Apparently, the hipsters are ruining motorcycles. At least that’s the mantra of the old guard, bemoaning every trend from tire choices to velocity stacks.
Meanwhile, the rest of us are happy to enjoy bikes for what they are: sometimes impractical; always fun. So join us in giving Walid from Bad Winners a high five, as he flips the establishment the bird with ‘The Apex.’
It’s a 2000 Yamaha FZS600 Fazer—and while it has fenders and no pipe wrap, it’s neither street legal nor particularly sensible. So it bucks most current trends, while still giving the haters plenty to write about. But oh boy do we want to ride it.
Walid tells us he drew inspiration from multiple sources… “I chose this bike because I wanted something away from the actual custom scene,” he says. “I have always been into racing bikes—that’s where I come from.”
“I know on this project that I’m at the limit of bad taste—it’s a mix of cultures between a cafe racer, a stunt bike and a supermoto. With the aggressiveness of a MotoGP bike, all combined into one.”
Walid envisioned the perfect blend of performance and looks. The theory was to strip off as much as possible, and add in just the right amount of upgrades. But it turned out to be a tricky affair in practice.
First on the list was a switch to the full running gear from a 2012-model Yamaha R6. Walid installed the front forks, wheels and brakes—but hit a snag with the swing arm.
“Putting an R6 swing arm on a Fazer frame is a good idea,” he says, “but it took me couple of nights thinking of how I could do it.” Eventually he put the frame on the bench, clamped it, and redesigned the rear end to make everything fit.

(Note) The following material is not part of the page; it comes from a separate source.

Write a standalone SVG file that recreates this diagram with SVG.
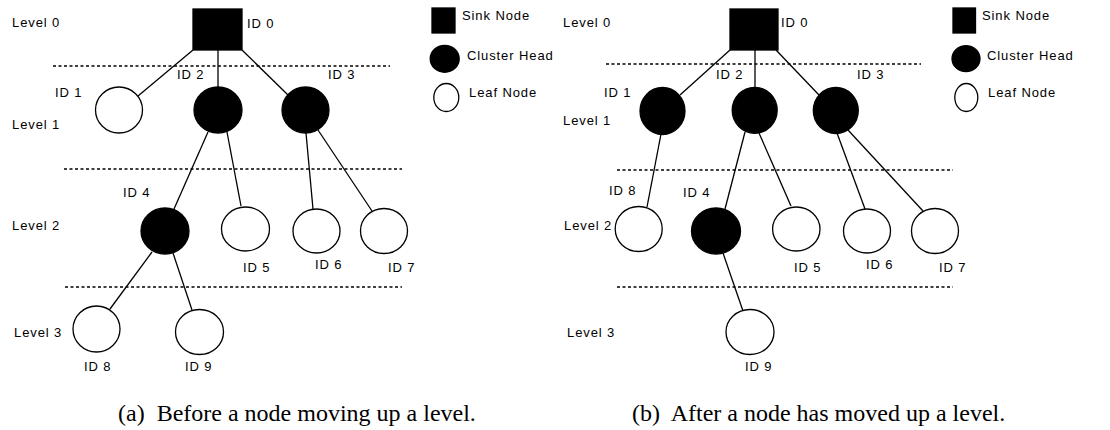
<svg xmlns="http://www.w3.org/2000/svg" width="1110" height="430" viewBox="0 0 1110 430">
  <style>
    .lbl { font-family: "Liberation Sans", Arial, sans-serif; font-size: 13px; letter-spacing: 0.9px; fill: #000; }
    .cap { font-family: "Liberation Serif", "Times New Roman", serif; font-size: 24px; fill: #000; }
    .sink { fill: #000; stroke: #000; stroke-width: 1.3; }
    .head { fill: #000; stroke: #000; stroke-width: 1.3; }
    .leaf { fill: #fff; stroke: #000; stroke-width: 1.3; }
    .edge { stroke: #000; stroke-width: 1.3; fill: none; }
    .level { stroke: #000; stroke-width: 1.3; stroke-dasharray: 3 2.5; fill: none; }
  </style>

  <!-- Panel (a): before a node moves up -->
  <g id="panel-a">
    <g id="a-levels">
      <line class="level" x1="53" y1="66" x2="390" y2="66"/>
      <line class="level" x1="64" y1="169" x2="402" y2="169"/>
      <line class="level" x1="65" y1="287" x2="402" y2="287"/>
      <text class="lbl" x="12" y="27">Level 0</text>
      <text class="lbl" x="12" y="129">Level 1</text>
      <text class="lbl" x="12" y="230">Level 2</text>
      <text class="lbl" x="14" y="337">Level 3</text>
    </g>
    <g id="a-connectors">
      <line class="edge" x1="193" y1="50" x2="138" y2="96"/>
      <line class="edge" x1="218" y1="50" x2="218" y2="87"/>
      <line class="edge" x1="242" y1="50" x2="288" y2="95"/>
      <line class="edge" x1="208" y1="132" x2="174" y2="209"/>
      <line class="edge" x1="227" y1="132" x2="241" y2="206"/>
      <line class="edge" x1="306" y1="133" x2="313" y2="209"/>
      <line class="edge" x1="318" y1="130" x2="372" y2="211"/>
      <line class="edge" x1="152" y1="252" x2="110" y2="309"/>
      <line class="edge" x1="173" y1="253" x2="192" y2="310"/>
    </g>
    <g id="a-id0"><rect class="sink" x="193" y="9" width="49" height="41"/><text class="lbl" x="247" y="28">ID 0</text></g>
    <g id="a-id1"><ellipse class="leaf" cx="119" cy="110" rx="23.5" ry="23"/><text class="lbl" x="55" y="97">ID 1</text></g>
    <g id="a-id2"><ellipse class="head" cx="218" cy="110" rx="24" ry="23"/><text class="lbl" x="177" y="79">ID 2</text></g>
    <g id="a-id3"><ellipse class="head" cx="305.5" cy="110" rx="23.5" ry="23"/><text class="lbl" x="328" y="79">ID 3</text></g>
    <g id="a-id4"><ellipse class="head" cx="165" cy="231" rx="24" ry="23"/><text class="lbl" x="123" y="197">ID 4</text></g>
    <g id="a-id5"><ellipse class="leaf" cx="245.5" cy="229" rx="24" ry="22"/><text class="lbl" x="243" y="272">ID 5</text></g>
    <g id="a-id6"><ellipse class="leaf" cx="316.5" cy="231" rx="23.5" ry="22"/><text class="lbl" x="315" y="269">ID 6</text></g>
    <g id="a-id7"><ellipse class="leaf" cx="384" cy="231" rx="23.5" ry="22.5"/><text class="lbl" x="388" y="272">ID 7</text></g>
    <g id="a-id8"><ellipse class="leaf" cx="96.5" cy="329" rx="23.5" ry="23"/><text class="lbl" x="84" y="371">ID 8</text></g>
    <g id="a-id9"><ellipse class="leaf" cx="199.5" cy="332" rx="24" ry="22.5"/><text class="lbl" x="185" y="371">ID 9</text></g>
    <g id="a-legend">
      <rect class="sink" x="432" y="8" width="23" height="25"/>
      <text class="lbl" x="462" y="20">Sink Node</text>
      <ellipse class="head" cx="444.7" cy="58.8" rx="14.5" ry="13.5"/>
      <text class="lbl" x="467" y="60">Cluster Head</text>
      <ellipse class="leaf" cx="446.3" cy="97.5" rx="12.5" ry="14"/>
      <text class="lbl" x="469" y="97">Leaf Node</text>
    </g>
    <text class="cap" x="118" y="421" xml:space="preserve">(a)  Before a node moving up a level.</text>
  </g>

  <!-- Panel (b): after a node has moved up -->
  <g id="panel-b">
    <g id="b-levels">
      <line class="level" x1="606" y1="64" x2="921" y2="64"/>
      <line class="level" x1="617" y1="170" x2="953" y2="170"/>
      <line class="level" x1="617" y1="287" x2="953" y2="287"/>
      <text class="lbl" x="563" y="27">Level 0</text>
      <text class="lbl" x="563" y="125">Level 1</text>
      <text class="lbl" x="564" y="230">Level 2</text>
      <text class="lbl" x="567" y="337">Level 3</text>
    </g>
    <g id="b-connectors">
      <line class="edge" x1="730" y1="50" x2="680" y2="95"/>
      <line class="edge" x1="755" y1="50" x2="755" y2="87"/>
      <line class="edge" x1="776" y1="50" x2="819" y2="95"/>
      <line class="edge" x1="661" y1="134" x2="647" y2="207"/>
      <line class="edge" x1="745" y1="132" x2="725" y2="209"/>
      <line class="edge" x1="759" y1="133" x2="791" y2="206"/>
      <line class="edge" x1="837" y1="133" x2="865" y2="209"/>
      <line class="edge" x1="848" y1="130" x2="923" y2="211"/>
      <line class="edge" x1="723" y1="253" x2="743" y2="311"/>
    </g>
    <g id="b-id0"><rect class="sink" x="730" y="9" width="48" height="41"/><text class="lbl" x="781" y="27">ID 0</text></g>
    <g id="b-id1"><ellipse class="head" cx="662.5" cy="111" rx="22.5" ry="23.5"/><text class="lbl" x="604" y="97">ID 1</text></g>
    <g id="b-id2"><ellipse class="head" cx="754.7" cy="110.3" rx="22.5" ry="23"/><text class="lbl" x="716" y="79">ID 2</text></g>
    <g id="b-id3"><ellipse class="head" cx="835.8" cy="110.5" rx="22.5" ry="23"/><text class="lbl" x="857" y="79">ID 3</text></g>
    <g id="b-id8"><ellipse class="leaf" cx="638.7" cy="229" rx="23.5" ry="22.5"/><text class="lbl" x="609" y="195">ID 8</text></g>
    <g id="b-id4"><ellipse class="head" cx="716" cy="231" rx="24.5" ry="23"/><text class="lbl" x="683" y="197">ID 4</text></g>
    <g id="b-id5"><ellipse class="leaf" cx="796.3" cy="229" rx="23.7" ry="22"/><text class="lbl" x="794" y="272">ID 5</text></g>
    <g id="b-id6"><ellipse class="leaf" cx="867" cy="231" rx="23.5" ry="22"/><text class="lbl" x="866" y="269">ID 6</text></g>
    <g id="b-id7"><ellipse class="leaf" cx="935" cy="231" rx="23.5" ry="22.5"/><text class="lbl" x="939" y="272">ID 7</text></g>
    <g id="b-id9"><ellipse class="leaf" cx="750" cy="332" rx="24" ry="22.5"/><text class="lbl" x="745" y="371">ID 9</text></g>
    <g id="b-legend">
      <rect class="sink" x="953" y="8" width="22.5" height="25"/>
      <text class="lbl" x="982" y="20">Sink Node</text>
      <ellipse class="head" cx="966" cy="58.7" rx="14" ry="13"/>
      <text class="lbl" x="987" y="60">Cluster Head</text>
      <ellipse class="leaf" cx="966.3" cy="97.5" rx="11.5" ry="14"/>
      <text class="lbl" x="988" y="97">Leaf Node</text>
    </g>
    <text class="cap" x="632" y="421" xml:space="preserve">(b)  After a node has moved up a level.</text>
  </g>
</svg>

The process included widening the frame at the right spots, and reworking the suspension mounting points to optimize the balance between the new ride height and the geometry.
The Fazer is no slouch, so Walid had no need to mess with the engine. Instead, he worked around it to squeeze out a little more performance—starting with a custom-made CDI that allows him to tune the ignition to his heart’s desire.
The rest of the wiring’s been simplified, and now runs off a Motogadget m-Unit controller. And there’s a weight-saving Lithium-ion battery tucked away in the seat hump.
The original airbox is gone, but rather than just snap on a set of pod filters, Walid’s taken the trouble to build a proper filter box, calculating the optimal volume for the carbs. It’s matched up to a hand-made, stainless steel four-into-one exhaust system.
There’s even a custom-made water cooler. “I’ve taken a karting grid and then rebuilt the box around it,” Walid tells us. “It allows me to reduce the dimensions and the volume, while improving the cooling system at the same time.” It’s capped off with a small LED gauge, poking out to the left of the fuel tank.
Off-the-shelf bits include switches and a tiny LED speedo from Motogadget, Renthal street bars, Domino racing grips and LSL foot pegs. Illumination comes from a pair of 1600 lumen LED fog lights, mounted on either side of the engine. Metzeler race slicks round things out.
The bodywork is all custom, and dressed in a re-interpretation of Yamaha’s classic black, white and yellow racing palette.
On paper, a stock Fazer weighs 416 pounds dry, and makes 95hp. Walid has weighed ‘The Apex’: It’s just 271 pounds dry (123 kilos), and punches out 107hp. And with those waspish looks and the sharp paint, it’s a very attractive package indeed.